Their comeback is due, in no small part, to the huge success of Gary Jules's cover of their best song, the cerebral, gloomy "Mad World". His stripped-down acoustic version perfectly elevated the melancholy lyrics: "And I find it kind of funny/ I find it kind of sad/ The dreams in which I'm dying/ Are the best I've ever had."
This duo's reunion is not exactly Simon and Garfunkel-like, but it's still quite, well, sweet. To emphasise the goodwill, their new album is named Everybody Loves a Happy Ending. Ahhh! Although, frankly, there wasn't much evidence that the two actually get on; there was little interaction between them. Nevertheless, stood in front of a silly faux Sixties psychedelic backdrop, their choirboy voices still blend well.
Orzabal, sweating profusely, resembled a podgier Michael Hutchence. Smith has barely changed, retaining his svelte good looks. But Orzabal was the more engaging, thanking his audience for travelling from such far-flung places as Belgium and Sweden (the devoted Swedish fan held his tiny banner up all night).
"We're only doing songs from our new album tonight. The old ones will be tomorrow night," Orzabal said. It was a ruse, of course; they launched into another of their biggest hits, the Paul McCartney-esque (more Wings than Beatles) "Sowing the Seeds of Love", a song that features the memorable and lamentable line: "There's egg on your face and mud on your shoes/ One of these days they're going to call it the blues."

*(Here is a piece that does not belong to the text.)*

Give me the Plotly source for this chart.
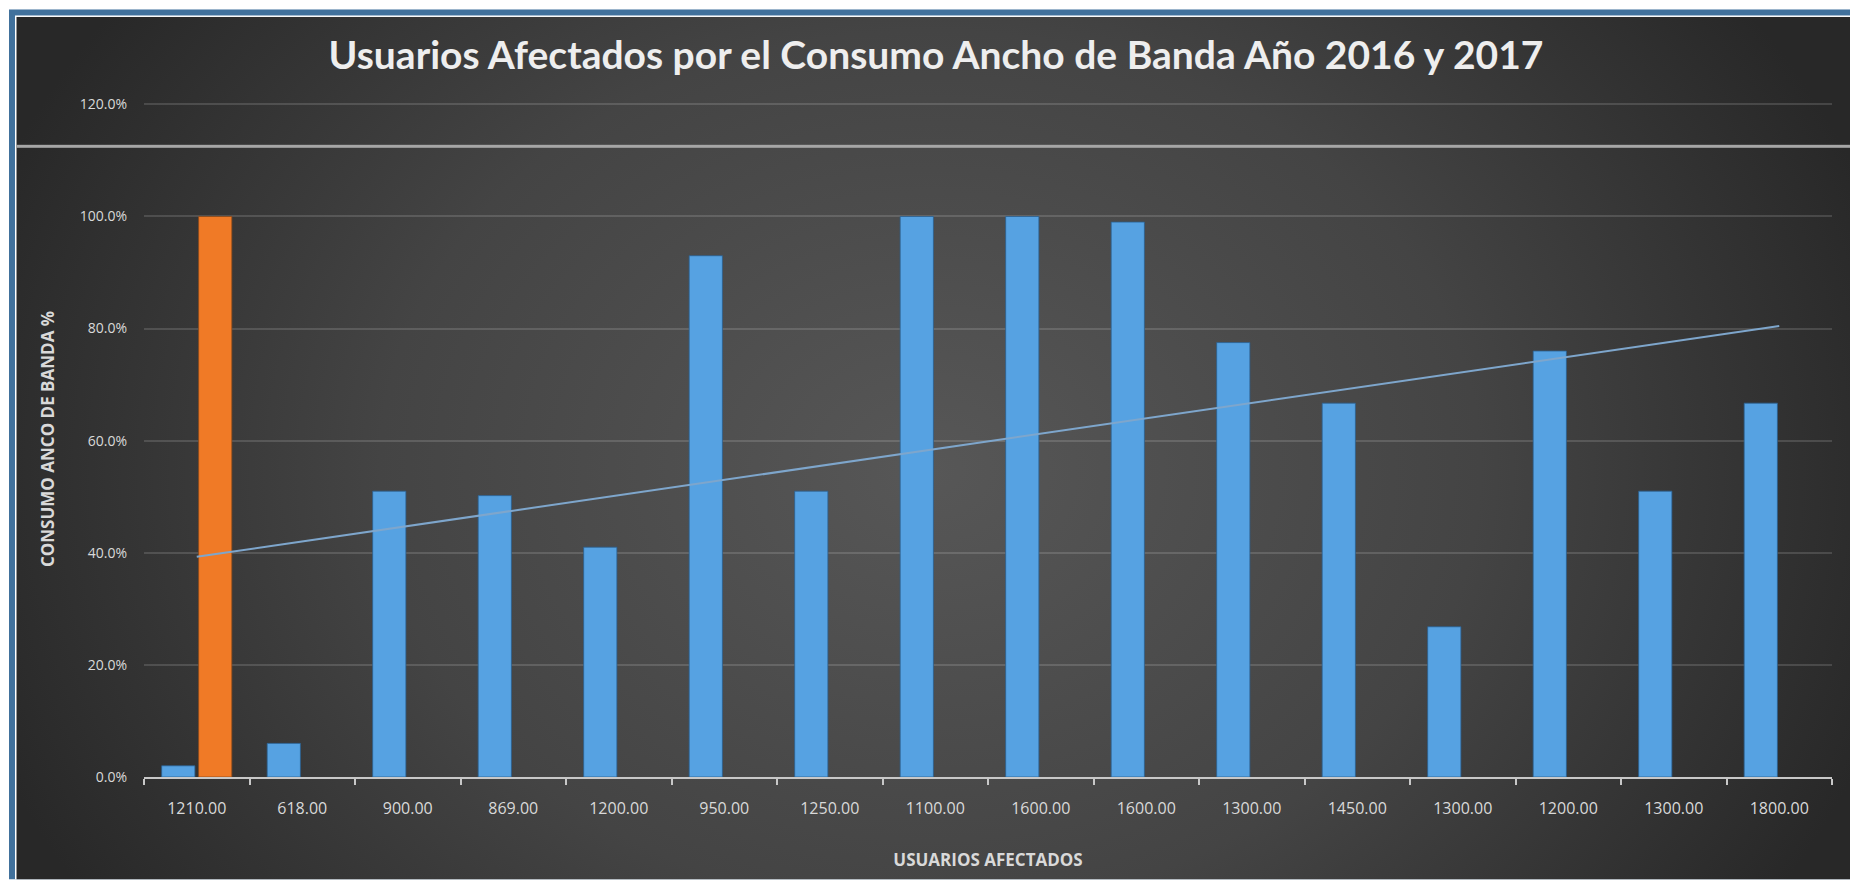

And there's the rub. This Eighties outfit, always musically a notch above the pomposity of Duran Duran, can't match the lyrical punch of darker contemporaries - Depeche Mode, The Cure, New Order. The new material serves only to show that their words can be lightweight and foolish: "They tell you on the phone to give your god a bone/ And grow a set of wings like a butterfly" (on "Everybody Loves a Happy Ending").
The mid- to late-thirties crowd remained suitably enthusiastic, rising as one from the get-go in the all-seater arena. Swaying politely to the hits - the anthemic "Head Over Heels" and "Shout", the rousing "Woman in Chains" (an irritating tune that works remarkably well live) and the atmospheric "Pale Shelter".
The only awkward moment came with "Mad World". The Bath boys decided to pander to the public and play a bastardised version, which more closely resembled the Gary Jules cover. It was met with a muted response from the Tears for Fears faithful. So, not a completely happy ending after all.